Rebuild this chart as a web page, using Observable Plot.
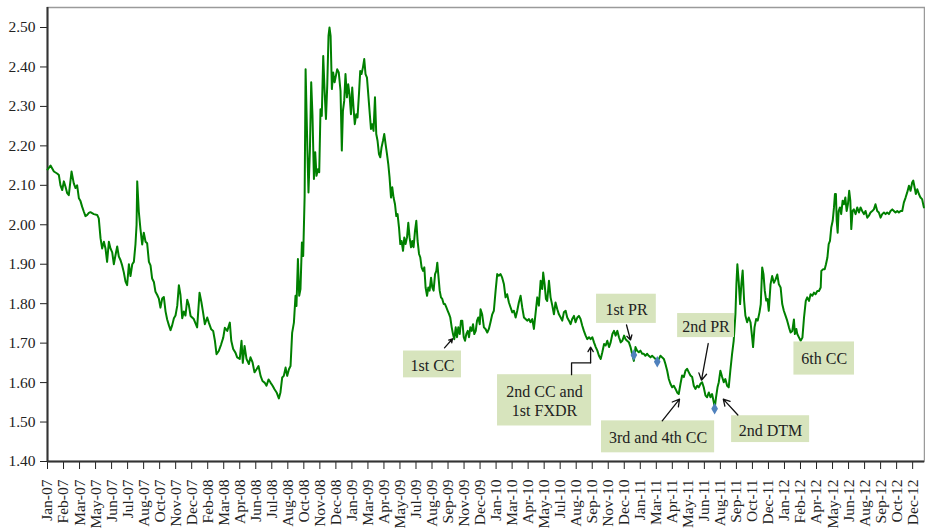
<!DOCTYPE html>
<html><head><meta charset="utf-8">
<script src="https://cdn.jsdelivr.net/npm/d3@7"></script>
<script src="https://cdn.jsdelivr.net/npm/@observablehq/plot@0.6"></script>
<style>body{margin:0;background:#fff}#chart svg{display:block}</style>
</head><body><div id="chart"></div>
<script>
// Category-axis tick labels (evenly spaced, one every ~28 trading days)
const tickLabels = ["Jan-07","Feb-07","Mar-07","May-07","Jun-07","Jul-07","Aug-07","Oct-07","Nov-07","Dec-07",
  "Feb-08","Mar-08","Apr-08","Jun-08","Jul-08","Aug-08","Oct-08","Nov-08","Dec-08",
  "Jan-09","Mar-09","Apr-09","May-09","Jul-09","Aug-09","Sep-09","Nov-09","Dec-09",
  "Jan-10","Mar-10","Apr-10","May-10","Jul-10","Aug-10","Sep-10","Nov-10","Dec-10",
  "Jan-11","Mar-11","Apr-11","May-11","Jun-11","Aug-11","Sep-11","Oct-11","Dec-11",
  "Jan-12","Feb-12","Apr-12","May-12","Jun-12","Aug-12","Sep-12","Oct-12","Dec-12"];
const yTickValues = [1.40,1.50,1.60,1.70,1.80,1.90,2.00,2.10,2.20,2.30,2.40,2.50];

// Observation position (in tick intervals from Jan-07) and value
const period = [
0.00,0.19,0.40,0.60,0.71,0.81,0.92,1.02,1.12,1.23,1.33,1.50,1.64,1.75,1.85,1.96,2.06,2.16,2.27,2.37,2.48,2.58,2.68,2.89,3.10,3.20,3.31,3.41,3.52,3.62,3.72,3.83,3.93,4.04,4.14,4.24,4.35,4.45,4.56,4.66,4.76,4.87,4.97,5.08,5.18,5.29,5.39,5.49,5.56,5.60,5.70,5.80,5.91,6.01,6.12,6.22,6.33,6.43,6.53,6.64,6.74,6.85,6.95,7.05,7.16,7.26,7.37,7.47,7.58,7.68,7.78,7.89,7.99,8.10,8.20,8.30,8.41,8.51,8.61,8.72,8.82,
8.93,9.13,9.34,9.49,9.61,9.71,9.82,9.97,10.07,10.22,10.34,10.45,10.55,10.69,10.84,10.97,11.07,11.22,11.38,11.47,11.59,11.73,11.84,12.00,12.11,12.19,12.30,12.42,12.57,12.67,12.80,12.92,13.05,13.17,13.30,13.42,13.55,13.67,13.80,13.92,14.05,14.17,14.30,14.44,14.54,14.65,14.75,14.86,14.96,15.07,15.17,15.27,15.38,15.48,15.54,15.63,15.71,15.79,15.88,15.96,16.05,16.11,16.17,16.23,16.29,16.38,16.46,16.54,16.63,16.71,16.79,16.88,16.96,17.04,17.12,17.21,17.29,17.38,17.46,17.54,17.60,17.67,17.75,17.83,17.92,
18.08,18.18,18.29,18.37,18.44,18.52,18.60,18.69,18.77,18.85,18.94,19.02,19.10,19.18,19.27,19.35,19.44,19.52,19.60,19.69,19.77,19.85,19.94,20.02,20.10,20.19,20.27,20.35,20.44,20.52,20.60,20.69,20.77,20.85,20.94,21.02,21.10,21.19,21.27,21.35,21.44,21.52,21.60,21.69,21.77,21.85,21.94,22.02,22.10,22.19,22.27,22.35,22.44,22.52,22.60,22.69,22.77,22.85,22.94,23.02,23.10,23.19,23.27,23.35,23.44,23.52,23.60,23.69,23.77,23.85,23.94,24.02,24.10,24.19,24.27,24.33,24.39,24.48,24.56,24.64,24.73,24.81,24.89,24.98,25.06,25.14,25.23,25.31,25.39,25.48,25.56,25.64,25.73,25.81,25.89,25.98,26.06,26.14,26.23,26.31,26.39,26.48,26.56,26.64,26.73,26.81,26.89,26.98,
27.03,27.13,27.24,27.34,27.45,27.55,27.65,27.76,27.86,27.97,28.07,28.17,28.28,28.38,28.49,28.59,28.69,28.80,28.90,29.01,29.11,29.22,29.32,29.42,29.53,29.63,29.74,29.84,29.94,30.05,30.15,30.26,30.36,30.47,30.57,30.67,30.78,30.88,30.94,31.03,31.11,31.19,31.30,31.40,31.51,31.61,31.71,31.82,31.92,32.03,32.13,32.23,32.34,32.44,32.55,32.65,32.75,32.86,32.96,33.07,33.17,33.27,33.38,33.48,33.59,33.69,33.80,33.90,34.01,34.11,34.22,34.32,34.42,34.53,34.63,34.74,34.84,34.94,35.05,35.15,35.26,35.36,35.46,35.57,35.67,35.78,35.88,35.99,
36.08,36.18,36.29,36.39,36.49,36.60,36.70,36.80,36.91,37.01,37.12,37.22,37.32,37.43,37.53,37.64,37.74,37.84,37.95,38.05,38.16,38.26,38.36,38.47,38.57,38.68,38.78,38.88,38.99,39.09,39.20,39.30,39.40,39.51,39.61,39.72,39.82,39.92,40.03,40.13,40.24,40.34,40.44,40.55,40.65,40.76,40.86,40.96,41.07,41.17,41.28,41.38,41.48,41.59,41.65,41.73,41.82,41.90,42.00,42.11,42.21,42.31,42.42,42.52,42.62,42.73,42.83,42.94,43.00,43.06,43.14,43.23,43.31,43.39,43.48,43.56,43.67,43.77,43.88,43.98,44.04,44.13,44.23,44.33,44.44,44.52,44.61,44.69,44.77,44.86,44.94,45.02,
45.13,45.23,45.34,45.44,45.55,45.65,45.76,45.86,45.96,46.07,46.17,46.28,46.38,46.49,46.59,46.65,46.74,46.80,46.91,47.01,47.12,47.22,47.33,47.42,47.53,47.63,47.74,47.84,47.94,48.05,48.15,48.26,48.30,48.40,48.51,48.59,48.68,48.76,48.84,48.92,49.01,49.09,49.15,49.21,49.26,49.32,49.38,49.46,49.54,49.63,49.71,49.80,49.88,49.96,50.04,50.11,50.17,50.25,50.33,50.44,50.54,50.65,50.75,50.85,50.96,51.06,51.17,51.27,51.37,51.48,51.58,51.68,51.79,51.89,52.00,52.10,52.21,52.31,52.41,52.52,52.62,52.73,52.83,52.93,53.04,53.14,53.25,53.35,53.45,53.56,53.66,53.77,53.87,53.97,54.04,54.12,54.20,54.29,54.39,54.49,54.59,54.70];
const rate = [
2.14,2.15,2.135,2.13,2.126,2.10,2.088,2.11,2.097,2.08,2.075,2.135,2.105,2.093,2.10,2.067,2.06,2.046,2.033,2.022,2.025,2.03,2.032,2.027,2.025,2.016,1.966,1.94,1.957,1.94,1.906,1.957,1.94,1.93,1.90,1.922,1.945,1.92,1.91,1.897,1.88,1.856,1.847,1.90,1.87,1.90,1.906,1.95,2.00,2.11,2.033,1.99,1.95,1.98,1.957,1.953,1.906,1.897,1.864,1.855,1.83,1.822,1.813,1.79,1.813,1.817,1.78,1.76,1.745,1.733,1.745,1.763,1.77,1.795,1.847,1.822,1.763,1.78,1.77,1.81,1.797,
1.769,1.761,1.74,1.828,1.803,1.778,1.748,1.765,1.752,1.735,1.731,1.706,1.672,1.68,1.697,1.714,1.739,1.731,1.752,1.706,1.685,1.676,1.664,1.66,1.706,1.65,1.693,1.66,1.647,1.664,1.651,1.626,1.634,1.642,1.617,1.604,1.60,1.592,1.608,1.60,1.592,1.583,1.575,1.56,1.575,1.613,1.617,1.638,1.617,1.634,1.642,1.726,1.752,1.82,1.794,1.913,1.82,1.837,1.955,1.921,2.073,2.394,2.284,2.175,2.082,2.192,2.361,2.276,2.116,2.184,2.124,2.141,2.133,2.293,2.276,2.428,2.344,2.268,2.352,2.479,2.50,2.479,2.344,2.386,2.361,
2.394,2.386,2.339,2.188,2.289,2.314,2.382,2.323,2.356,2.331,2.28,2.348,2.297,2.255,2.28,2.272,2.331,2.39,2.382,2.399,2.42,2.382,2.373,2.331,2.289,2.243,2.255,2.238,2.323,2.23,2.213,2.179,2.171,2.196,2.213,2.23,2.205,2.179,2.154,2.12,2.069,2.095,2.069,2.052,2.022,2.027,1.993,1.951,1.959,1.934,1.968,1.951,1.968,2.005,1.968,1.943,1.959,1.943,1.985,2.01,1.959,1.926,1.917,1.892,1.883,1.892,1.841,1.82,1.841,1.833,1.866,1.841,1.833,1.875,1.883,1.904,1.875,1.833,1.816,1.812,1.799,1.799,1.791,1.782,1.774,1.765,1.74,1.723,1.71,1.74,1.715,1.74,1.723,1.757,1.757,1.715,1.706,1.723,1.731,1.715,1.74,1.731,1.748,1.723,1.731,1.757,1.765,1.748,
1.786,1.773,1.74,1.736,1.727,1.736,1.753,1.773,1.782,1.833,1.875,1.871,1.875,1.866,1.849,1.816,1.824,1.803,1.791,1.778,1.782,1.765,1.782,1.803,1.82,1.791,1.765,1.761,1.757,1.761,1.753,1.761,1.736,1.778,1.816,1.795,1.858,1.837,1.879,1.849,1.812,1.807,1.858,1.816,1.795,1.773,1.803,1.786,1.773,1.765,1.757,1.778,1.782,1.765,1.757,1.748,1.761,1.769,1.753,1.765,1.769,1.761,1.744,1.731,1.719,1.71,1.715,1.71,1.715,1.702,1.69,1.681,1.668,1.66,1.677,1.698,1.694,1.706,1.69,1.702,1.723,1.731,1.719,1.731,1.715,1.702,1.706,1.719,
1.710,1.706,1.702,1.69,1.673,1.655,1.69,1.681,1.677,1.681,1.673,1.673,1.668,1.673,1.668,1.664,1.668,1.664,1.66,1.652,1.66,1.668,1.664,1.66,1.647,1.63,1.609,1.597,1.588,1.592,1.584,1.575,1.571,1.597,1.618,1.614,1.63,1.635,1.626,1.618,1.614,1.592,1.584,1.592,1.588,1.597,1.601,1.588,1.567,1.563,1.575,1.563,1.571,1.55,1.537,1.563,1.588,1.601,1.63,1.614,1.601,1.609,1.592,1.588,1.63,1.673,1.706,1.774,1.85,1.90,1.858,1.799,1.85,1.884,1.808,1.77,1.753,1.765,1.753,1.715,1.69,1.74,1.761,1.757,1.778,1.799,1.892,1.875,1.833,1.808,1.812,1.782,
1.849,1.87,1.853,1.861,1.874,1.849,1.841,1.799,1.782,1.769,1.757,1.74,1.727,1.731,1.76,1.723,1.736,1.723,1.714,1.706,1.714,1.765,1.807,1.816,1.807,1.824,1.82,1.828,1.824,1.832,1.832,1.841,1.883,1.887,1.887,1.9,1.917,1.951,1.959,1.993,2.01,2.044,2.078,2.078,2.01,1.98,2.035,2.044,2.027,2.061,2.052,2.069,2.035,2.052,2.086,2.061,1.989,2.035,2.039,2.027,2.044,2.031,2.044,2.035,2.027,2.035,2.018,2.023,2.031,2.035,2.039,2.052,2.035,2.031,2.018,2.027,2.031,2.027,2.031,2.027,2.035,2.039,2.035,2.031,2.035,2.031,2.035,2.035,2.056,2.069,2.082,2.099,2.086,2.107,2.112,2.095,2.078,2.09,2.078,2.069,2.065,2.044];

// Highlighted event points (blue diamonds)
const markerPeriod = [36.60, 38.06, 41.64];
const markerRate = [1.670, 1.653, 1.534];

// Annotation labels (text centre, box extent and arrow, in data coordinates)
const annotations = [
  {label: "1st CC", x: 24.03, y: 1.646, x1: 22.22, x2: 25.84, y1: 1.612, y2: 1.680, ax1: 24.78, ay1: 1.688, ax2: 25.28, ay2: 1.711},
  {label: "2nd CC and\n1st FXDR", x: 31.02, y: 1.555, x1: 28.09, x2: 33.96, y1: 1.490, y2: 1.620, ax1: 33.90, ay1: 1.650, ax2: 33.90, ay2: 1.690},
  {label: "1st PR", x: 36.14, y: 1.787, x1: 34.27, x2: 38.00, y1: 1.750, y2: 1.824, ax1: 36.14, ay1: 1.746, ax2: 36.39, ay2: 1.708},
  {label: "2nd PR", x: 41.10, y: 1.745, x1: 39.33, x2: 42.88, y1: 1.714, y2: 1.775, ax1: 41.24, ay1: 1.699, ax2: 40.82, ay2: 1.606},
  {label: "3rd and 4th CC", x: 38.11, y: 1.462, x1: 34.58, x2: 41.64, y1: 1.422, y2: 1.503, ax1: 38.37, ay1: 1.503, ax2: 39.45, ay2: 1.558},
  {label: "2nd DTM", x: 45.13, y: 1.481, x1: 42.70, x2: 47.57, y1: 1.448, y2: 1.516, ax1: 43.09, ay1: 1.518, ax2: 42.18, ay2: 1.558},
  {label: "6th CC", x: 48.48, y: 1.663, x1: 46.59, x2: 50.37, y1: 1.619, y2: 1.703}
];
// Elbow connector for "2nd CC and 1st FXDR"
const connector = [{x: 32.71, y: 1.620}, {x: 32.71, y: 1.650}, {x: 33.90, y: 1.650}];

const series = period.map((p, i) => ({p, r: rate[i]}));
const markers = markerPeriod.map((p, i) => ({p, r: markerRate[i]}));
const arrows = annotations.filter(d => d.ax1 != null);

const chart = Plot.plot({
  width: 925, height: 528,
  marginLeft: 47, marginRight: 1, marginTop: 7, marginBottom: 67,
  style: {fontFamily: "'Liberation Serif', 'DejaVu Serif', serif", fontSize: "14px", color: "#222", background: "#fff"},
  x: {domain: [0, 54.74]},
  y: {domain: [1.40, 2.5507]},
  marks: [
    Plot.frame({stroke: "#9a9a9a", strokeWidth: 1.5}),
    Plot.axisY({ticks: yTickValues, tickFormat: d => d.toFixed(2), tickSize: 7, tickPadding: 5, label: null, fontSize: 15.5}),
    Plot.axisX({ticks: tickLabels.map((_, i) => i), tickFormat: i => tickLabels[i], tickRotate: -90, tickSize: 8, tickPadding: 10, label: null, fontSize: 15.5}),
    Plot.ruleX([0], {stroke: "#333", strokeWidth: 2}),
    Plot.ruleY([1.40], {stroke: "#333", strokeWidth: 2}),
    Plot.line(series, {x: "p", y: "r", stroke: "#008000", strokeWidth: 2}),
    Plot.dot(markers, {x: "p", y: "r", symbol: "diamond", fill: "#4f81bd", r: 3.5}),
    Plot.rect(annotations, {x1: "x1", x2: "x2", y1: "y1", y2: "y2", fill: "#d7e4bd"}),
    Plot.text(annotations, {x: "x", y: "y", text: "label", fontSize: 16, fill: "#222", lineHeight: 1.2}),
    Plot.line(connector, {x: "x", y: "y", stroke: "#111", strokeWidth: 1.3}),
    Plot.arrow(arrows, {x1: "ax1", y1: "ay1", x2: "ax2", y2: "ay2", stroke: "#111", strokeWidth: 1.3, headLength: 9})
  ]
});
document.getElementById("chart").append(chart);
</script>
</body></html>
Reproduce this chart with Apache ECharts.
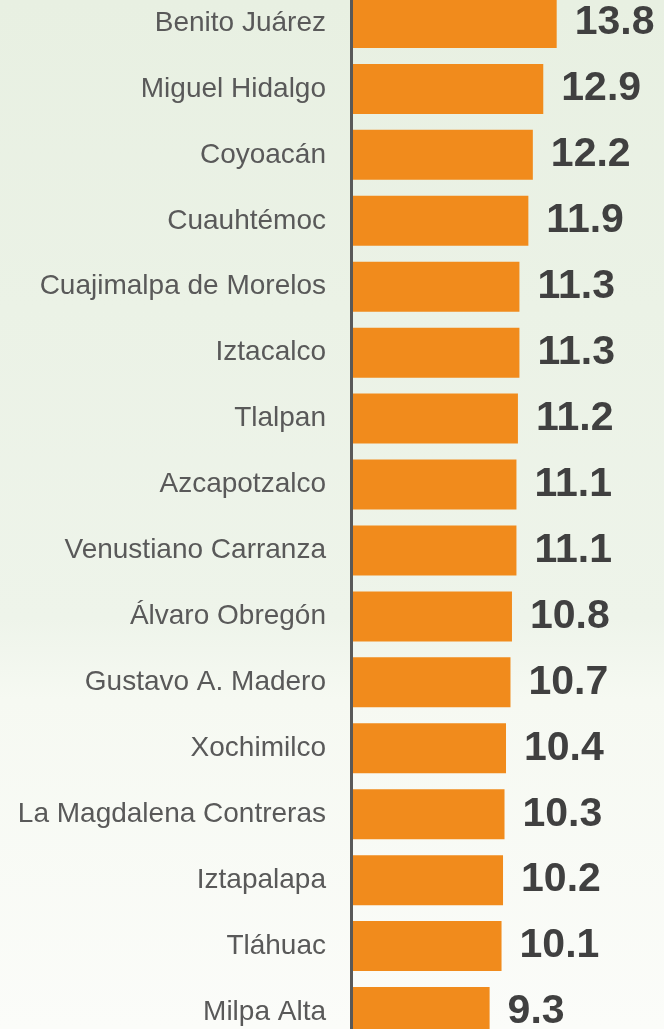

-- -- --

## What to do
What is the number of lines in the listing above that contain the string "this"? Give only the number.

## Answer
2